EXERCISE DIRECTIONS = Reproduce nothing except the lines between the line with "Rebuild this chart" and the line with "spine.set_linewidth(1.4)", both ends included, and please leave out pictures.

[Entries with chart source code]

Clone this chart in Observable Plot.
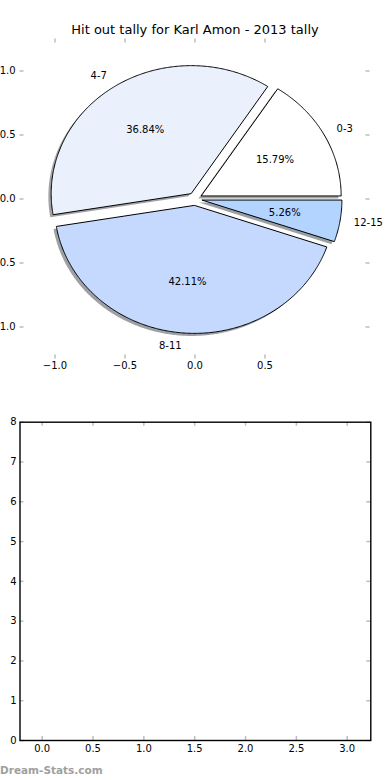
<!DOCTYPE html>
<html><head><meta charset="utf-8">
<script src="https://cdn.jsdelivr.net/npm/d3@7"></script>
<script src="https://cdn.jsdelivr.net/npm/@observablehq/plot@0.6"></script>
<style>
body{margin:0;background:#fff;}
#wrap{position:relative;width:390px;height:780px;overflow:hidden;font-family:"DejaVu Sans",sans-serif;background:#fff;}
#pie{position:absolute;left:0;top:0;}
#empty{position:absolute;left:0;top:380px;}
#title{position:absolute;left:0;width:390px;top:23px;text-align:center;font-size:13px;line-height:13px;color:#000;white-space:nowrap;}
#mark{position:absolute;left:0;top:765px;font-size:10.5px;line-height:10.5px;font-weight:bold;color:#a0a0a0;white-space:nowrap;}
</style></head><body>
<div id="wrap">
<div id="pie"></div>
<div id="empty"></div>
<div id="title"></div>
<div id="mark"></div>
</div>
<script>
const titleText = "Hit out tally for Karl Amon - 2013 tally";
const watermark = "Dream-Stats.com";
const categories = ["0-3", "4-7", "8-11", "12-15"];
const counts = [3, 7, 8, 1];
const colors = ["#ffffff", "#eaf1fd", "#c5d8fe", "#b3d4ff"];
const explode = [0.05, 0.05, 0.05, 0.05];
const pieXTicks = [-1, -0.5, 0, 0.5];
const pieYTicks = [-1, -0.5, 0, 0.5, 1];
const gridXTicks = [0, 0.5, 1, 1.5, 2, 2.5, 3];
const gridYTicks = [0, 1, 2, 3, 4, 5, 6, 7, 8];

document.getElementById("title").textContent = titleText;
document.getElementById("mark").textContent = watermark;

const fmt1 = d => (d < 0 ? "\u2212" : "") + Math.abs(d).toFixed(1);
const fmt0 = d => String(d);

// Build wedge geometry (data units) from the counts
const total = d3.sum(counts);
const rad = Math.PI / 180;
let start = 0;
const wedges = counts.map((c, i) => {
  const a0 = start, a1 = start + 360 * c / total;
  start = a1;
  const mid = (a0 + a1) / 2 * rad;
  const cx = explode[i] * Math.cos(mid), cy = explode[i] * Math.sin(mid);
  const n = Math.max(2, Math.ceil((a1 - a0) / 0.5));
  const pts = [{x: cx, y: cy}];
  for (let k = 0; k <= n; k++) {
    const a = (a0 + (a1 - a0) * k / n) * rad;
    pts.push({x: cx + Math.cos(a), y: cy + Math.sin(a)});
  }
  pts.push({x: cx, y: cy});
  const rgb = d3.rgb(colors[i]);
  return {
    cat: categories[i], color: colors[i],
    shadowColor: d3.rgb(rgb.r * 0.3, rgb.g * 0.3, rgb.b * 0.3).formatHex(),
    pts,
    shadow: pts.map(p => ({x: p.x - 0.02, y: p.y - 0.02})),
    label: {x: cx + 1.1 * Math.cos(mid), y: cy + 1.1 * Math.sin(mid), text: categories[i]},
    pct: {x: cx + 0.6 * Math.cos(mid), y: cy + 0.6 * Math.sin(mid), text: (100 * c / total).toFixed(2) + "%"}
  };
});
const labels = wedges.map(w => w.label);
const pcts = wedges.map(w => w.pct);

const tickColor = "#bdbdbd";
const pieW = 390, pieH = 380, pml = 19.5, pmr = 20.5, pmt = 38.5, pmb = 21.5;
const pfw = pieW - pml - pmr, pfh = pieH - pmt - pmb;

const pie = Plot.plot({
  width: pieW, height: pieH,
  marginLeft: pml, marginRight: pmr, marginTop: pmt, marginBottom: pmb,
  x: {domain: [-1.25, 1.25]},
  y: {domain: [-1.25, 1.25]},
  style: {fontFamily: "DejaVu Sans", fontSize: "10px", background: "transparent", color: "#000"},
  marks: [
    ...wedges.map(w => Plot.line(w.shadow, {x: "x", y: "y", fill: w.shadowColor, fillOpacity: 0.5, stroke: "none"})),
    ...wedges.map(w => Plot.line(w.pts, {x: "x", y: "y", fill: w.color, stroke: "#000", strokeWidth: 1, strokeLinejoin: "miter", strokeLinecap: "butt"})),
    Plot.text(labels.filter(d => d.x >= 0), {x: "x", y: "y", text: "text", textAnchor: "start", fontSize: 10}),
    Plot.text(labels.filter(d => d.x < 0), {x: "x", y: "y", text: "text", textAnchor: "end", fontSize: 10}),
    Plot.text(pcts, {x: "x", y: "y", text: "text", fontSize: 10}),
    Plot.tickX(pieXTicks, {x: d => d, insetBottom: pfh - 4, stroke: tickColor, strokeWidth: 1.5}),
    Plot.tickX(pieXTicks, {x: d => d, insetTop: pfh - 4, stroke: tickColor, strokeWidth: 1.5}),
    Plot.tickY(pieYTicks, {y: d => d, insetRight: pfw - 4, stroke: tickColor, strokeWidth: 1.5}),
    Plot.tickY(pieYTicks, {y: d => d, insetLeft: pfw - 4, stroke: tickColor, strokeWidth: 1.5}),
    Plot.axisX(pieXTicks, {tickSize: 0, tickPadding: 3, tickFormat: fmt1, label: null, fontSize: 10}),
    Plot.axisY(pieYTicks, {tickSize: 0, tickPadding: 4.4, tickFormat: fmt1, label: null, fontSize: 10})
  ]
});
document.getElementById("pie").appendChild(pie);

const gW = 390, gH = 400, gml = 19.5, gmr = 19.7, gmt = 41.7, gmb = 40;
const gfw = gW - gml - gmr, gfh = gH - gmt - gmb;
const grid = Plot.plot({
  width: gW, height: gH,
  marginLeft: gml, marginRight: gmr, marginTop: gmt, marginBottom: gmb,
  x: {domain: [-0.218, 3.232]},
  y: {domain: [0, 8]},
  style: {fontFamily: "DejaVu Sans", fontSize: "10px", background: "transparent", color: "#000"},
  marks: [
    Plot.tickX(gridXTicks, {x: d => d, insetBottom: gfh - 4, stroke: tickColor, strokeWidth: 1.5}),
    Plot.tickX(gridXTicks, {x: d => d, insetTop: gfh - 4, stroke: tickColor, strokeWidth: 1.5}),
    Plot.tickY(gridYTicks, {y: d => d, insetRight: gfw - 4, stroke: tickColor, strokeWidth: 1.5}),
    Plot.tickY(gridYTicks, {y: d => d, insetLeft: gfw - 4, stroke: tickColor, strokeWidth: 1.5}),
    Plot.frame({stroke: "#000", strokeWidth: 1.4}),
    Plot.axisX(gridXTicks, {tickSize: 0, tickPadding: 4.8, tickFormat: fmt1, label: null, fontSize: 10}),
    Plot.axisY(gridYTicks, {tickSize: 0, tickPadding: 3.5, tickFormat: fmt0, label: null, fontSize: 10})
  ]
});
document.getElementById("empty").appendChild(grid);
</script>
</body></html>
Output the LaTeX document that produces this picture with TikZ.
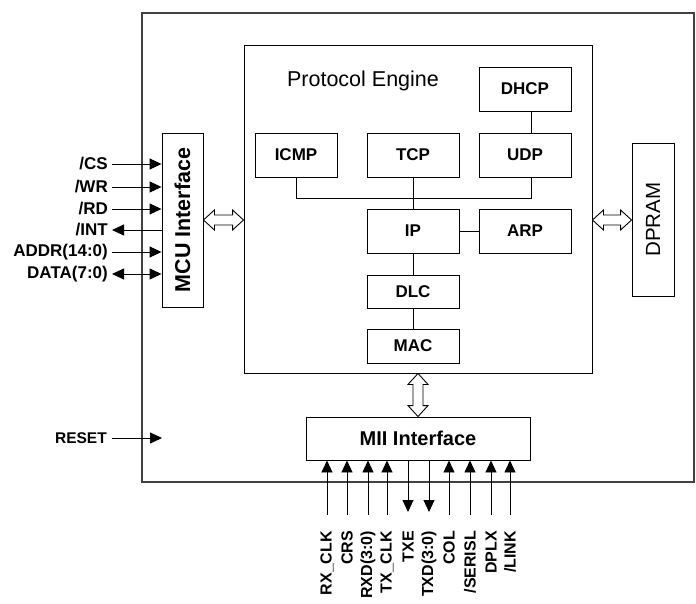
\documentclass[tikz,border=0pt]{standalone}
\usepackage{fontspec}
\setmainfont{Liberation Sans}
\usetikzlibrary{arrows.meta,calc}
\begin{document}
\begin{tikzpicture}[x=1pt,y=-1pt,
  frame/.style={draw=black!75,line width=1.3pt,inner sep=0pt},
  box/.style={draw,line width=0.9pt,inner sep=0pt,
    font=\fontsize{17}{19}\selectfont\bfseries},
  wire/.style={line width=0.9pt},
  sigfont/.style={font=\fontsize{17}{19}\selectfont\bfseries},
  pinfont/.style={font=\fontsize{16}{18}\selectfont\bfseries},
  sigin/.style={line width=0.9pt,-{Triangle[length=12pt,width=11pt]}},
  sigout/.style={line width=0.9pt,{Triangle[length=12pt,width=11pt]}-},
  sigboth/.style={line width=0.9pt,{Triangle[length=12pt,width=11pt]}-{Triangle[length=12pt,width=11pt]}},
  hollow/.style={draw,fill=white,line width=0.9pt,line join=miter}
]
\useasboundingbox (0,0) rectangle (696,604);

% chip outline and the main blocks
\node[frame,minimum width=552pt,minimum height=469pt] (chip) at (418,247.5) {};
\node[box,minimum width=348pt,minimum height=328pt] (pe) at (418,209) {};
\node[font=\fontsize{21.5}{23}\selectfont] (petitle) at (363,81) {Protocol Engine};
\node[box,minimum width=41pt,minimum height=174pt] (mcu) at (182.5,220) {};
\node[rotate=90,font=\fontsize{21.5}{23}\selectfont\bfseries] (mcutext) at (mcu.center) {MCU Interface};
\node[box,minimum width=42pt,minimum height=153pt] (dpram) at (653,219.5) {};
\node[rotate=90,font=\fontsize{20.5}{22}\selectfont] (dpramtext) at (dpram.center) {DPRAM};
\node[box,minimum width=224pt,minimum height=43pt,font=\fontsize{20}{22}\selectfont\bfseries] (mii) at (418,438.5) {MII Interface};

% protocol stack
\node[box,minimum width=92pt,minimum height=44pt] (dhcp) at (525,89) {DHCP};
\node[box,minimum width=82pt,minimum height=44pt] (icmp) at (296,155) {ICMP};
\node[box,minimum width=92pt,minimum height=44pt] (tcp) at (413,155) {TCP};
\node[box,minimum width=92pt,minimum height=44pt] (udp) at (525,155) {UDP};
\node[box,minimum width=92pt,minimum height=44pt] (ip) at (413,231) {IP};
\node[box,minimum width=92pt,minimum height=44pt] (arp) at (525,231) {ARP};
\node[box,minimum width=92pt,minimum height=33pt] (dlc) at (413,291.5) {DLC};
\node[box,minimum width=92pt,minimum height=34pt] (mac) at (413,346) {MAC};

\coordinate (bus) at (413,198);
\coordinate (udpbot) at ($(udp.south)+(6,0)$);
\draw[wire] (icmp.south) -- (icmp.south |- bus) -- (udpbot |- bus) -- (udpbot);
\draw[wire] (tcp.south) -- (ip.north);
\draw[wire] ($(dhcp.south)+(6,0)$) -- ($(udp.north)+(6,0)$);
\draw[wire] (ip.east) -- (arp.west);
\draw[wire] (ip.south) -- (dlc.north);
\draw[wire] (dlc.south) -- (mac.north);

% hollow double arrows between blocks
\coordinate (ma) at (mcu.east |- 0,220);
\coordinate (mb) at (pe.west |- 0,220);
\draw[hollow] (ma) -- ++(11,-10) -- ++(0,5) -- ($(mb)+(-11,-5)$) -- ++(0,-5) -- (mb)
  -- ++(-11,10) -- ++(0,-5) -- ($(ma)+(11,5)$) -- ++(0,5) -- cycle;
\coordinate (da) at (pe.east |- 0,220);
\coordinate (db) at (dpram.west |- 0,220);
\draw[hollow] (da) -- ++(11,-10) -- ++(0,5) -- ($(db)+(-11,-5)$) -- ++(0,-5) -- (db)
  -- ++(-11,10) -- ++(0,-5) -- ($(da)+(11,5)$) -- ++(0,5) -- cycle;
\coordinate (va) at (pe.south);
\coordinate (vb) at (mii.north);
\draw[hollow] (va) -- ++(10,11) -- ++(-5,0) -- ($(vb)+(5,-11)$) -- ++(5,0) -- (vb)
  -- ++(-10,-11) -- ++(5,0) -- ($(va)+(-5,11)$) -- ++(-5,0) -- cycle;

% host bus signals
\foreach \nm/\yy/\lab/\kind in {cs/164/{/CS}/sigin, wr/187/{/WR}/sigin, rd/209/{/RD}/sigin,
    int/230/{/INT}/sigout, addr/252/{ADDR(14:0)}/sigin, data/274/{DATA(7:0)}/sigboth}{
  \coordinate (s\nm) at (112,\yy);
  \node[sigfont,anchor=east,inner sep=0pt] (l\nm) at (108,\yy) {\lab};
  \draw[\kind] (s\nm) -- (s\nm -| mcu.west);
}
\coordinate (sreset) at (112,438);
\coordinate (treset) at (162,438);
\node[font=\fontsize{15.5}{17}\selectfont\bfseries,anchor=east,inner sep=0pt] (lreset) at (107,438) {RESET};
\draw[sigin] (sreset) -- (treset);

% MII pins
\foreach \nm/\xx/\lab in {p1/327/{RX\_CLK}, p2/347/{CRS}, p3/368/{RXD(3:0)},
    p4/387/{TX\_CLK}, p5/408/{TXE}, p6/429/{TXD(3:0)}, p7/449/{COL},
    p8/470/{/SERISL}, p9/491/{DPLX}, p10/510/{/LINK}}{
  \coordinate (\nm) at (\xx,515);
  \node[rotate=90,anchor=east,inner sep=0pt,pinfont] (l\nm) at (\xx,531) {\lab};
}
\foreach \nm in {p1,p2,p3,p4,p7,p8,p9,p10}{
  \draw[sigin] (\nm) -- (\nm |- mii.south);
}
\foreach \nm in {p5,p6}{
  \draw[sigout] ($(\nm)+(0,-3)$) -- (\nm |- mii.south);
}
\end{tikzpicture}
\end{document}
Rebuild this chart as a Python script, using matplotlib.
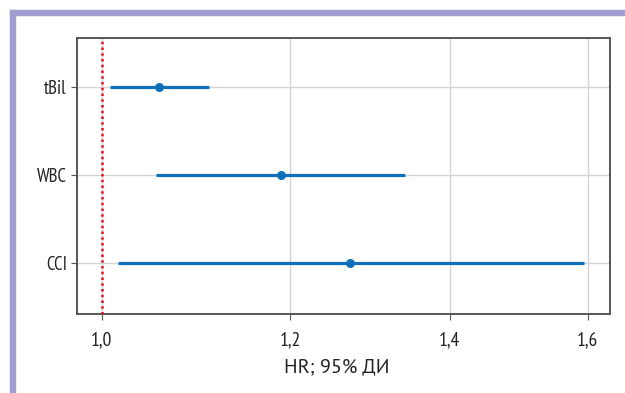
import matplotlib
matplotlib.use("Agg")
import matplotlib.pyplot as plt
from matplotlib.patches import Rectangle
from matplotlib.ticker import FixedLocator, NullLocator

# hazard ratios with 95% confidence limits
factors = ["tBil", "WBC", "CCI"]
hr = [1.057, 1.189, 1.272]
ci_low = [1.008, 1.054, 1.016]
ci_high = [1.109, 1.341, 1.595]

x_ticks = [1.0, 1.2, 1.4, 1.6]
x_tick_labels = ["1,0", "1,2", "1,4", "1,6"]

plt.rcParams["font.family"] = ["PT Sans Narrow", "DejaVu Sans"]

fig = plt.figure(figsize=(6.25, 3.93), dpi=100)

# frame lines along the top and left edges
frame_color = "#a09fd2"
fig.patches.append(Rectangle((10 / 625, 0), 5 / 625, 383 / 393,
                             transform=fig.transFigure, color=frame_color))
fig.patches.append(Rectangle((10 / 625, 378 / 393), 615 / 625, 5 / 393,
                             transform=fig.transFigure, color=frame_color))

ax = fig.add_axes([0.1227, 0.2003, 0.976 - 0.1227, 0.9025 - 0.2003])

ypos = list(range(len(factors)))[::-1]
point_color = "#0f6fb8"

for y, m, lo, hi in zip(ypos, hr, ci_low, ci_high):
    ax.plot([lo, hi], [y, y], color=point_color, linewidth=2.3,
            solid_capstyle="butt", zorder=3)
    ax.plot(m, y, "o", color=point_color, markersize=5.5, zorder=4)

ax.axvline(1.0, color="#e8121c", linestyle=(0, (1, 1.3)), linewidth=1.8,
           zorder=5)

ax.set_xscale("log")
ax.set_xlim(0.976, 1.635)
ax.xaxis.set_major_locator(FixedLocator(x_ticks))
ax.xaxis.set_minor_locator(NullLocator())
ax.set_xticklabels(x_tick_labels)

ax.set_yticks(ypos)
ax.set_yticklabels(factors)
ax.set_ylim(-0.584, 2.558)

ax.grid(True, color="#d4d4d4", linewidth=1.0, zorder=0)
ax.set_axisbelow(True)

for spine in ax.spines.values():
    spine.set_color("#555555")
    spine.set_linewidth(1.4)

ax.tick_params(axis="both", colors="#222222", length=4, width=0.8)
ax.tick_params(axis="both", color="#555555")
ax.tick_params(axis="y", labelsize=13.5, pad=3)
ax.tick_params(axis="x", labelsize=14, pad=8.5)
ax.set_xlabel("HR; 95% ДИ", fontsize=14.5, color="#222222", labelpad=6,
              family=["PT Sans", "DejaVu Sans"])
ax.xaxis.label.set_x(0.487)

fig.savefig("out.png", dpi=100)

CORRECT OUTPUT =
Rebuild this chart as a Python script, using matplotlib.
import matplotlib
matplotlib.use("Agg")
import matplotlib.pyplot as plt
from matplotlib.patches import Rectangle
from matplotlib.ticker import FixedLocator, NullLocator

# hazard ratios with 95% confidence limits
factors = ["tBil", "WBC", "CCI"]
hr = [1.057, 1.189, 1.272]
ci_low = [1.008, 1.054, 1.016]
ci_high = [1.109, 1.341, 1.595]

x_ticks = [1.0, 1.2, 1.4, 1.6]
x_tick_labels = ["1,0", "1,2", "1,4", "1,6"]

plt.rcParams["font.family"] = ["PT Sans Narrow", "DejaVu Sans"]

fig = plt.figure(figsize=(6.25, 3.93), dpi=100)

# frame lines along the top and left edges
frame_color = "#a09fd2"
fig.patches.append(Rectangle((10 / 625, 0), 5 / 625, 383 / 393,
                             transform=fig.transFigure, color=frame_color))
fig.patches.append(Rectangle((10 / 625, 378 / 393), 615 / 625, 5 / 393,
                             transform=fig.transFigure, color=frame_color))

ax = fig.add_axes([0.1227, 0.2003, 0.976 - 0.1227, 0.9025 - 0.2003])

ypos = list(range(len(factors)))[::-1]
point_color = "#0f6fb8"

for y, m, lo, hi in zip(ypos, hr, ci_low, ci_high):
    ax.plot([lo, hi], [y, y], color=point_color, linewidth=2.3,
            solid_capstyle="butt", zorder=3)
    ax.plot(m, y, "o", color=point_color, markersize=5.5, zorder=4)

ax.axvline(1.0, color="#e8121c", linestyle=(0, (1, 1.3)), linewidth=1.8,
           zorder=5)

ax.set_xscale("log")
ax.set_xlim(0.976, 1.635)
ax.xaxis.set_major_locator(FixedLocator(x_ticks))
ax.xaxis.set_minor_locator(NullLocator())
ax.set_xticklabels(x_tick_labels)

ax.set_yticks(ypos)
ax.set_yticklabels(factors)
ax.set_ylim(-0.584, 2.558)

ax.grid(True, color="#d4d4d4", linewidth=1.0, zorder=0)
ax.set_axisbelow(True)

for spine in ax.spines.values():
    spine.set_color("#555555")
    spine.set_linewidth(1.4)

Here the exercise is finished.